Every year, magazine Metropolis M releases a Graduation Special, featuring work by several finals students who graduate as visual artists. Frida Berntsen is one of the alumni featured in the special. Metropolis M asked Frida the question, "What is the story behind your work?"

SPOTTED: Metropolis M highlights the ecoprints and cyanotypes of BEAR Fine Art alumna Frida Berntsen

At first sight, Blue grapes for the pet cemetery is an abstract painting in which you can make out no more than a few vague, flower-like forms. Frida Berntsen (1997) explains that this is an ecoprint, which involves pressing flowers or other plants between fabric and then steaming them. Berntsen used this technique to capture the flora in her parents back garden. What she likes about the ecoprint is that the flower imprints are actually transferred to the textile and so represent a physical memory of a specific place. By repeating the technique, she also adds depth. ‘Painting, but then again not really’, is how she puts it.
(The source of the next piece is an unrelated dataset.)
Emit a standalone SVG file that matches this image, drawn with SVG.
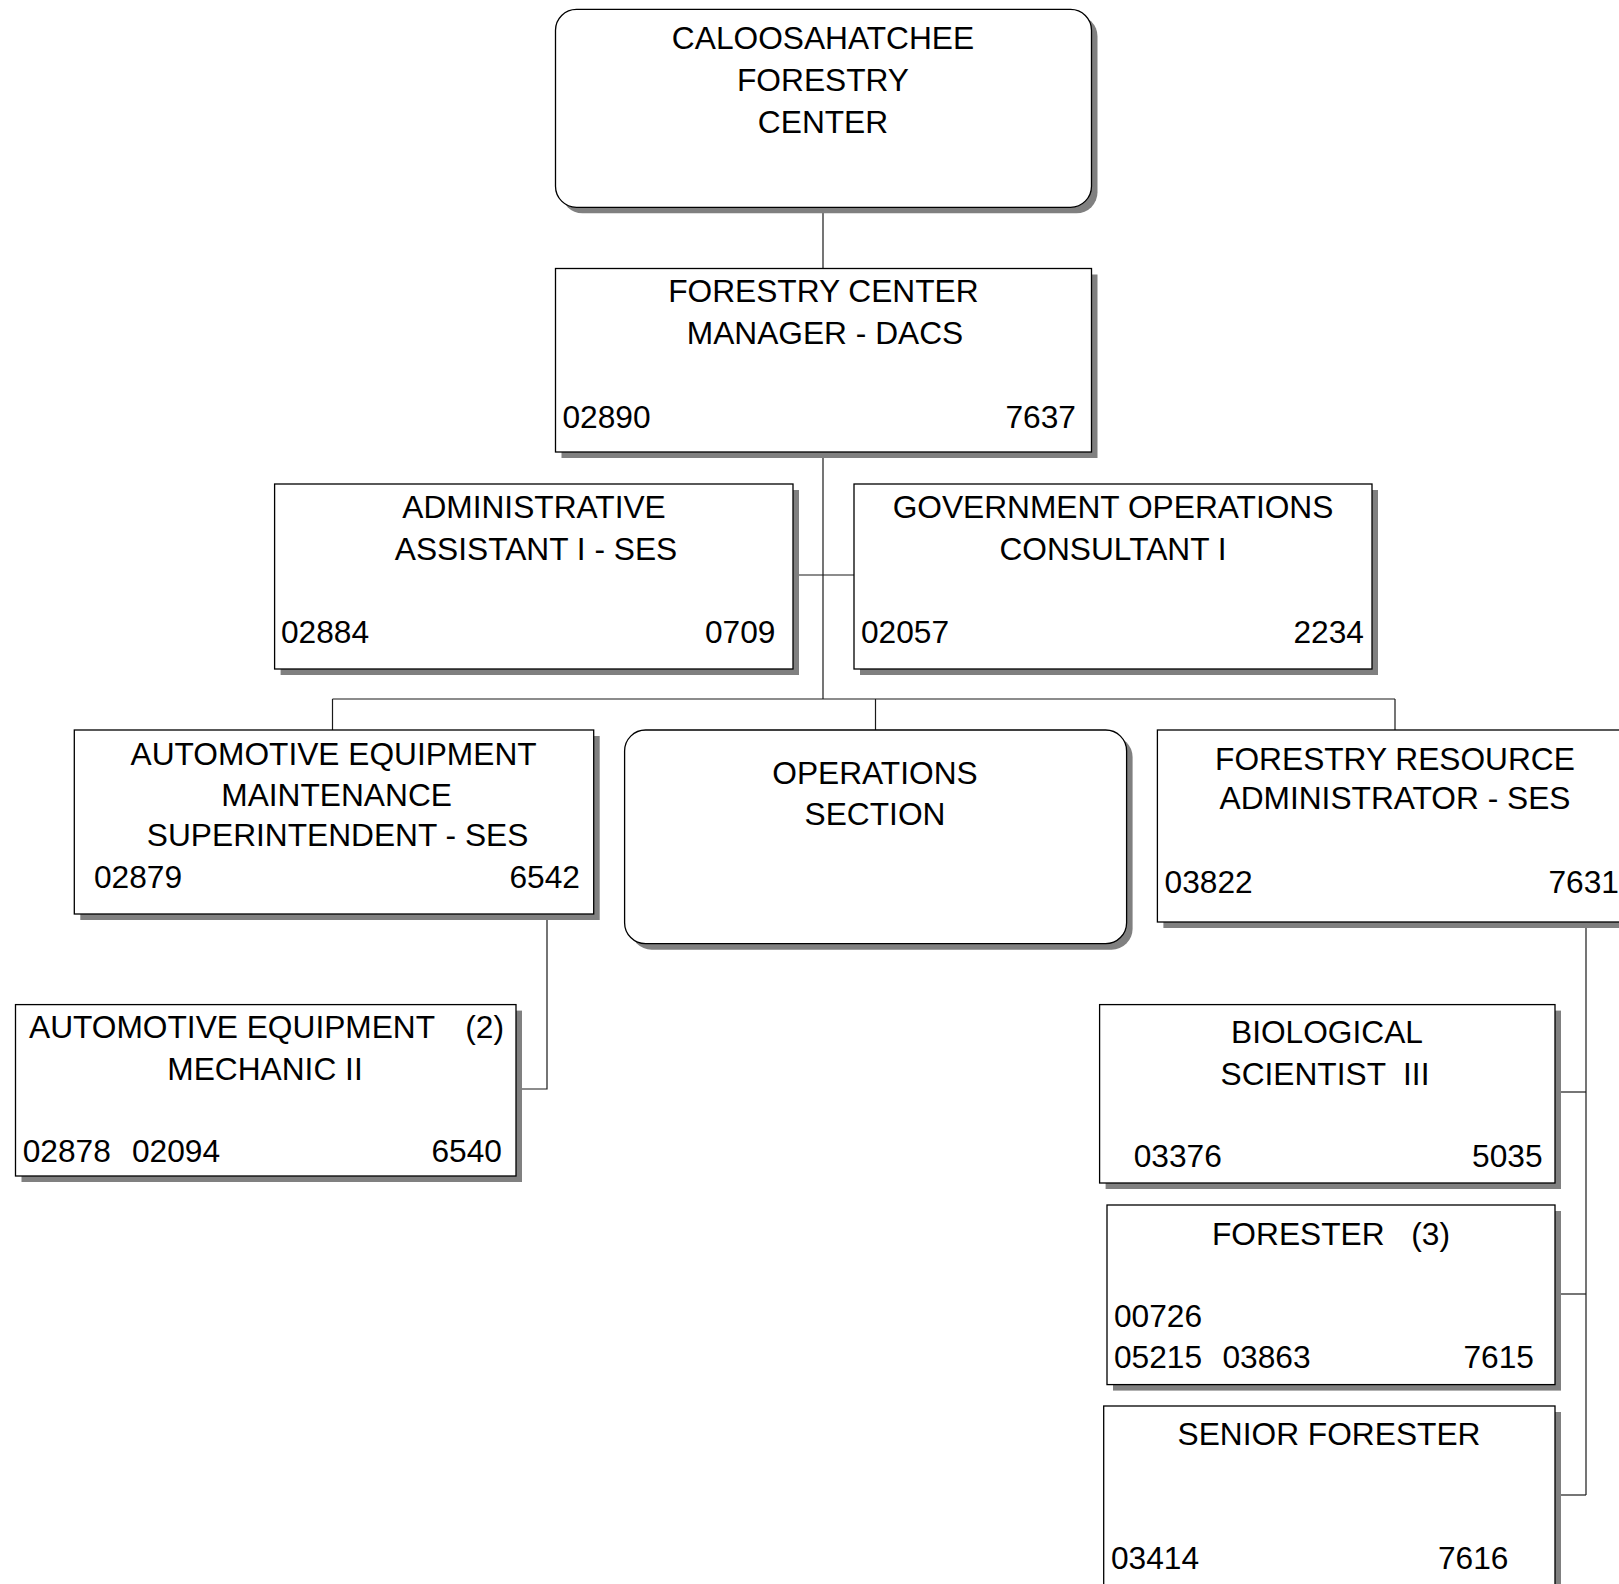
<svg xmlns="http://www.w3.org/2000/svg" width="1619" height="1584" viewBox="0 0 1619 1584">
  <style>
    .box { fill: #ffffff; stroke: #000000; stroke-width: 1.3; }
    .shadow { fill: #808080; stroke: none; }
    .link { fill: none; stroke: #1a1a1a; stroke-width: 1.2; }
    text { font-family: "Liberation Sans", Arial, sans-serif; font-size: 31.7px; fill: #000000; }
    .c { text-anchor: middle; }
    .r { text-anchor: end; }
  </style>
  <rect width="1619" height="1584" fill="#ffffff"/>

  <!-- connectors -->
  <g id="connectors">
    <line class="link" x1="823" y1="207" x2="823" y2="268"/>
    <line class="link" x1="823" y1="452" x2="823" y2="699"/>
    <line class="link" x1="793" y1="575" x2="854" y2="575"/>
    <line class="link" x1="332.5" y1="699" x2="1395" y2="699"/>
    <line class="link" x1="332.5" y1="699" x2="332.5" y2="730"/>
    <line class="link" x1="875.5" y1="699" x2="875.5" y2="730"/>
    <line class="link" x1="1395" y1="699" x2="1395" y2="730"/>
    <polyline class="link" points="547,914 547,1089 516,1089"/>
    <line class="link" x1="1586" y1="922" x2="1586" y2="1495"/>
    <line class="link" x1="1555" y1="1092" x2="1586" y2="1092"/>
    <line class="link" x1="1555" y1="1294" x2="1586" y2="1294"/>
    <line class="link" x1="1555" y1="1495" x2="1586" y2="1495"/>
  </g>

  <!-- center -->
  <g id="center">
    <rect class="shadow" x="561.5" y="15.3" width="536" height="198" rx="21"/>
    <rect class="box" x="555.5" y="9.3" width="536" height="198" rx="21"/>
    <text class="c" x="823" y="49">CALOOSAHATCHEE</text>
    <text class="c" x="823" y="90.5">FORESTRY</text>
    <text class="c" x="823" y="132.5">CENTER</text>
  </g>

  <!-- manager -->
  <g id="manager">
    <rect class="shadow" x="561.5" y="274.5" width="536" height="183.5"/>
    <rect class="box" x="555.5" y="268.5" width="536" height="183.5"/>
    <text class="c" x="823.4" y="302">FORESTRY CENTER</text>
    <text class="c" x="825" y="343.5">MANAGER - DACS</text>
    <text x="562.5" y="428">02890</text>
    <text class="r" x="1076" y="428">7637</text>
  </g>

  <!-- administrative assistant -->
  <g id="admin-assistant">
    <rect class="shadow" x="280.6" y="490" width="518.4" height="185"/>
    <rect class="box" x="274.6" y="484" width="518.4" height="185"/>
    <text class="c" x="534" y="518">ADMINISTRATIVE</text>
    <text class="c" x="536" y="560">ASSISTANT I - SES</text>
    <text x="281" y="643">02884</text>
    <text class="r" x="775.5" y="643">0709</text>
  </g>

  <!-- government operations consultant -->
  <g id="gov-ops-consultant">
    <rect class="shadow" x="860" y="490" width="518" height="185"/>
    <rect class="box" x="854" y="484" width="518" height="185"/>
    <text class="c" x="1113" y="518">GOVERNMENT OPERATIONS</text>
    <text class="c" x="1113" y="560">CONSULTANT I</text>
    <text x="861" y="643">02057</text>
    <text class="r" x="1364" y="643">2234</text>
  </g>

  <!-- automotive equipment maintenance superintendent -->
  <g id="auto-superintendent">
    <rect class="shadow" x="80.3" y="736" width="519.4" height="184"/>
    <rect class="box" x="74.3" y="730" width="519.4" height="184"/>
    <text class="c" x="333.6" y="765">AUTOMOTIVE EQUIPMENT</text>
    <text class="c" x="336.6" y="805.5">MAINTENANCE</text>
    <text class="c" x="337.6" y="845.5">SUPERINTENDENT - SES</text>
    <text x="94" y="888">02879</text>
    <text class="r" x="580" y="888">6542</text>
  </g>

  <!-- operations section -->
  <g id="operations-section">
    <rect class="shadow" x="630.6" y="736" width="502" height="213.7" rx="21"/>
    <rect class="box" x="624.6" y="730" width="502" height="213.7" rx="21"/>
    <text class="c" x="875" y="783.5">OPERATIONS</text>
    <text class="c" x="875" y="825">SECTION</text>
  </g>

  <!-- forestry resource administrator -->
  <g id="resource-administrator">
    <rect class="shadow" x="1163.4" y="736" width="476" height="192"/>
    <rect class="box" x="1157.4" y="730" width="476" height="192"/>
    <text class="c" x="1395" y="770">FORESTRY RESOURCE</text>
    <text class="c" x="1395" y="809">ADMINISTRATOR - SES</text>
    <text x="1164.6" y="893">03822</text>
    <text class="r" x="1619" y="893">7631</text>
  </g>

  <!-- automotive equipment mechanic -->
  <g id="auto-mechanic">
    <rect class="shadow" x="21.5" y="1010.6" width="500.5" height="171.4"/>
    <rect class="box" x="15.5" y="1004.6" width="500.5" height="171.4"/>
    <text x="29" y="1038">AUTOMOTIVE EQUIPMENT</text>
    <text class="r" x="504" y="1038">(2)</text>
    <text class="c" x="265" y="1080">MECHANIC II</text>
    <text x="22.7" y="1162">02878</text>
    <text x="132" y="1162">02094</text>
    <text class="r" x="502" y="1162">6540</text>
  </g>

  <!-- biological scientist -->
  <g id="biological-scientist">
    <rect class="shadow" x="1105.6" y="1010.6" width="455.4" height="178.4"/>
    <rect class="box" x="1099.6" y="1004.6" width="455.4" height="178.4"/>
    <text class="c" x="1327" y="1043">BIOLOGICAL</text>
    <text class="c" x="1325" y="1085" xml:space="preserve">SCIENTIST  III</text>
    <text x="1133.7" y="1166.5">03376</text>
    <text class="r" x="1542.6" y="1166.5">5035</text>
  </g>

  <!-- forester -->
  <g id="forester">
    <rect class="shadow" x="1113" y="1211" width="448" height="179.6"/>
    <rect class="box" x="1107" y="1205" width="448" height="179.6"/>
    <text x="1212" y="1245">FORESTER</text>
    <text class="r" x="1450" y="1245">(3)</text>
    <text x="1114" y="1326.5">00726</text>
    <text x="1114" y="1368">05215</text>
    <text x="1222.5" y="1368">03863</text>
    <text class="r" x="1534" y="1368">7615</text>
  </g>

  <!-- senior forester -->
  <g id="senior-forester">
    <rect class="shadow" x="1109.7" y="1412" width="451.3" height="200"/>
    <rect class="box" x="1103.7" y="1406" width="451.3" height="200"/>
    <text class="c" x="1329" y="1445">SENIOR FORESTER</text>
    <text x="1111" y="1569">03414</text>
    <text class="r" x="1508.5" y="1569">7616</text>
  </g>
</svg>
Berntsen originally wanted to be a painter, but she soon realised that she didn’t want to pin herself down to a single medium. Nonetheless, she has retained a painter’s eye. She considers it important that an image can ‘fall apart and back together’, that it never gets completely abstract but doesn’t remain purely figurative either. Tellingly, she describes the ecoprint using the term ‘home craft’. Her graduation presentation also features a tablecloth – Blueprint of matter, blueprint of mind – with an image of crockery on it. For this, Berntsen used a different painterly technique: cyanotype, an early predecessor of photographic printing. She first made a cyanotype on an old tablecloth, before transferring the image onto a newly woven blue damask cloth on which white forms are silhouetted.
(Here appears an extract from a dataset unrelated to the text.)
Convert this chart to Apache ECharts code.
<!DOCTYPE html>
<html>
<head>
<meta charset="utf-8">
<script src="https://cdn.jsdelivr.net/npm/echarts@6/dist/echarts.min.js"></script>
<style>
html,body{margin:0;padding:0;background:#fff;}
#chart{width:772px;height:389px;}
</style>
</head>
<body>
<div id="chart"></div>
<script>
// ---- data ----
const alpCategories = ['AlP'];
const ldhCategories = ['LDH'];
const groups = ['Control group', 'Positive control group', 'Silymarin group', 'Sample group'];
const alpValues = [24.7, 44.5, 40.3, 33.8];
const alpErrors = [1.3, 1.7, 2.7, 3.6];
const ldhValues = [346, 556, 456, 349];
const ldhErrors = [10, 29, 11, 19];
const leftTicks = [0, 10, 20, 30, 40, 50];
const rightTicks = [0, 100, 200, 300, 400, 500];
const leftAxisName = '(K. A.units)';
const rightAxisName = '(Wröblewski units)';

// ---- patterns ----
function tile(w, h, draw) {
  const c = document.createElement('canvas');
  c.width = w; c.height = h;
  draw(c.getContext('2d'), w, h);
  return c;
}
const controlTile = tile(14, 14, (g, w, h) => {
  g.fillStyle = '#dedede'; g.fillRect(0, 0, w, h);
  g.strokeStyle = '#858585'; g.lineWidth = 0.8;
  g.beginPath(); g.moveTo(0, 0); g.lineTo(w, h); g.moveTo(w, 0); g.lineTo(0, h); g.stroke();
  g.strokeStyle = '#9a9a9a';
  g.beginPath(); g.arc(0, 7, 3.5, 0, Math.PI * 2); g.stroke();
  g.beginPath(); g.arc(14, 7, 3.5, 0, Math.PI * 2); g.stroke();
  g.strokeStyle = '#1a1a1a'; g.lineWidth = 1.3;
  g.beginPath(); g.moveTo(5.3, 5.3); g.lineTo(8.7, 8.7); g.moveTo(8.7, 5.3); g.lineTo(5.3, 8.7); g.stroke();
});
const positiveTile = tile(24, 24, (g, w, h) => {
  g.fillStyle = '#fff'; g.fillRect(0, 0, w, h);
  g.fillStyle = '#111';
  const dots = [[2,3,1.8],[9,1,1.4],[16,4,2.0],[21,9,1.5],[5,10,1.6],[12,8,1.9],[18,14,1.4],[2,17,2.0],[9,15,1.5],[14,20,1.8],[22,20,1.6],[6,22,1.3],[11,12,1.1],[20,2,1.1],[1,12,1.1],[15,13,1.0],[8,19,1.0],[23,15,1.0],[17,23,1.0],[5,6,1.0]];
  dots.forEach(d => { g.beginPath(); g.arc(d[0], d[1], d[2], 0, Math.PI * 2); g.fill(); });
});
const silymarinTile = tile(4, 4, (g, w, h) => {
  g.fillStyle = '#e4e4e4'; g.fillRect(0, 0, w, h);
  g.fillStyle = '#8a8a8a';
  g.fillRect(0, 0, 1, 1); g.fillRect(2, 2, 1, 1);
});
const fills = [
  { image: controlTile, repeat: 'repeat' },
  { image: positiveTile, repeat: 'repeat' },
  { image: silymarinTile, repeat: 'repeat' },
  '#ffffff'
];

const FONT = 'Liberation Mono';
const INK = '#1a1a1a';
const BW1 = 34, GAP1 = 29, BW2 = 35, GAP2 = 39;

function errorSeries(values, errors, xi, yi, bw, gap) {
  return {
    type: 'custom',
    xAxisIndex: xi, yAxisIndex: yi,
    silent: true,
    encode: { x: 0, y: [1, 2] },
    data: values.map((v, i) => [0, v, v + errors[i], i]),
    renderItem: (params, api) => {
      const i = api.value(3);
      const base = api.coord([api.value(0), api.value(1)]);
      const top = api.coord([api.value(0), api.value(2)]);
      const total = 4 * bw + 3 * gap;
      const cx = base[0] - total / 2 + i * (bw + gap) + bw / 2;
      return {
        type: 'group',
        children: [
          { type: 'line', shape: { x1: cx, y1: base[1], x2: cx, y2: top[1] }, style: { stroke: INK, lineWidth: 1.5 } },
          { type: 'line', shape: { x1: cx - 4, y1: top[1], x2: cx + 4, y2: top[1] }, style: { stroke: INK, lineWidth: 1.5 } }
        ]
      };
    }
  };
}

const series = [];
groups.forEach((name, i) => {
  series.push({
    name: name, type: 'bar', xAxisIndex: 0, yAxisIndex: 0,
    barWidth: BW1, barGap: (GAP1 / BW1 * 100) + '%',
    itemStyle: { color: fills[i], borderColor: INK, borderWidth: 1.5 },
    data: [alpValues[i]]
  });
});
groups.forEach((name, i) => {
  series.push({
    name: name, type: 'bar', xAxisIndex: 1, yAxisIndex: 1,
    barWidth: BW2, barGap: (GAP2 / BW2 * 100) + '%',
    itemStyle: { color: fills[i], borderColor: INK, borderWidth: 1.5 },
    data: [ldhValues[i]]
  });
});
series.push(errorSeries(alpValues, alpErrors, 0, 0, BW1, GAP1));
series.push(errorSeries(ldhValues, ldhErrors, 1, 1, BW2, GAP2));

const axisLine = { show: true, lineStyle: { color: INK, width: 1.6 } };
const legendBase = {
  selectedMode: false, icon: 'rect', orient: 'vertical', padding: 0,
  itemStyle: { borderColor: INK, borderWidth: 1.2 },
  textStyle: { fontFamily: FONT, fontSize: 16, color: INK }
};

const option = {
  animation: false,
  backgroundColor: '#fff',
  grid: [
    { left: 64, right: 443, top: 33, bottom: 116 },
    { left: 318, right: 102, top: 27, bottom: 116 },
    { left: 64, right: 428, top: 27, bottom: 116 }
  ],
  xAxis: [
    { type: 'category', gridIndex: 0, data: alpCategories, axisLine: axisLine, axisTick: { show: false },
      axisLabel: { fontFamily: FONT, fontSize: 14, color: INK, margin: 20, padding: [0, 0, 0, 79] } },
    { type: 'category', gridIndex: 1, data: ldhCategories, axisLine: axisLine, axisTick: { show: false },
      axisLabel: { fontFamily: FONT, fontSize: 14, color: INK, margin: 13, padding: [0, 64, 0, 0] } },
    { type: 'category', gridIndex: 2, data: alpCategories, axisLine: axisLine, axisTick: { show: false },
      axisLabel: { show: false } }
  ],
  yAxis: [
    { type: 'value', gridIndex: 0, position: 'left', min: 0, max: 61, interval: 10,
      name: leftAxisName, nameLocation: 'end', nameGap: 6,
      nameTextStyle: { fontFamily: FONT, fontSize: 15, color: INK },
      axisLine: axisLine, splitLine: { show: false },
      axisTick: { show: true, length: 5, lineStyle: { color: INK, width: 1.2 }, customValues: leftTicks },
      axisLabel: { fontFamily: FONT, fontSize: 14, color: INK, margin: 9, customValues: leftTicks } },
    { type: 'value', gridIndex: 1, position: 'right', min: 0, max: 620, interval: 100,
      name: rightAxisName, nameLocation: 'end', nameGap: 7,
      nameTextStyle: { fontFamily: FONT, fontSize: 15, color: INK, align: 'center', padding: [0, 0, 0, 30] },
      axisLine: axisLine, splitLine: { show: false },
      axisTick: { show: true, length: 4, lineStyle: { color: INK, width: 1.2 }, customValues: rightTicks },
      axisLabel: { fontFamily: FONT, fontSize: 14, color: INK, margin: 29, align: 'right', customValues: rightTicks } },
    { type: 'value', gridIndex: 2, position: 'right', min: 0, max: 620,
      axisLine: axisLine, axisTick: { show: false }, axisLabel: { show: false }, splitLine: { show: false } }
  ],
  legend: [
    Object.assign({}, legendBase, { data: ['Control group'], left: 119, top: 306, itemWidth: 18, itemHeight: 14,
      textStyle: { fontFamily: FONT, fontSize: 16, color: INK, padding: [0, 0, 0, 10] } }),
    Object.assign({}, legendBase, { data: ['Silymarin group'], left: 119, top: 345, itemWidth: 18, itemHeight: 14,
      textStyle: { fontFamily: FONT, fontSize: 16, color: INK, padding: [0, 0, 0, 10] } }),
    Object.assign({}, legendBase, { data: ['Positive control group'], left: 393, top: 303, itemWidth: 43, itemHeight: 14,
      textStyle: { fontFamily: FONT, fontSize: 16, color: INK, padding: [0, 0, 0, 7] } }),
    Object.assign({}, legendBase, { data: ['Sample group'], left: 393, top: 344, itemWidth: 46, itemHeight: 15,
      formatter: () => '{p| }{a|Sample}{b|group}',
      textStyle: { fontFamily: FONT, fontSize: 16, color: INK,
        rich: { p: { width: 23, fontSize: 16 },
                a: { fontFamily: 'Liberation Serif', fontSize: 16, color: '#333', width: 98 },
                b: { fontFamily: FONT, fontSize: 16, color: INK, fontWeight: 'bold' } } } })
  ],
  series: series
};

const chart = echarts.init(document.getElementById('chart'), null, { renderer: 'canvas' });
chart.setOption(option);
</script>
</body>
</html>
In the graduation presentation, the cloth rests on a stack of crockery, like a sculpture, but it could also simply be used as a tablecloth. Berntsen likes the idea that a work of art can become part of daily life. For decades, artisanal techniques were kept outside of ‘official’ art. However, for Berntsen they are appropriate methods for giving the everyday a role in her works of art. In addition, both cyanotype and ecoprint are sensitive to light, which means they reveal the passing of time; another theme that really interests her. Why shouldn't you be able to approach a big theme like that using artisanal, everyday techniques?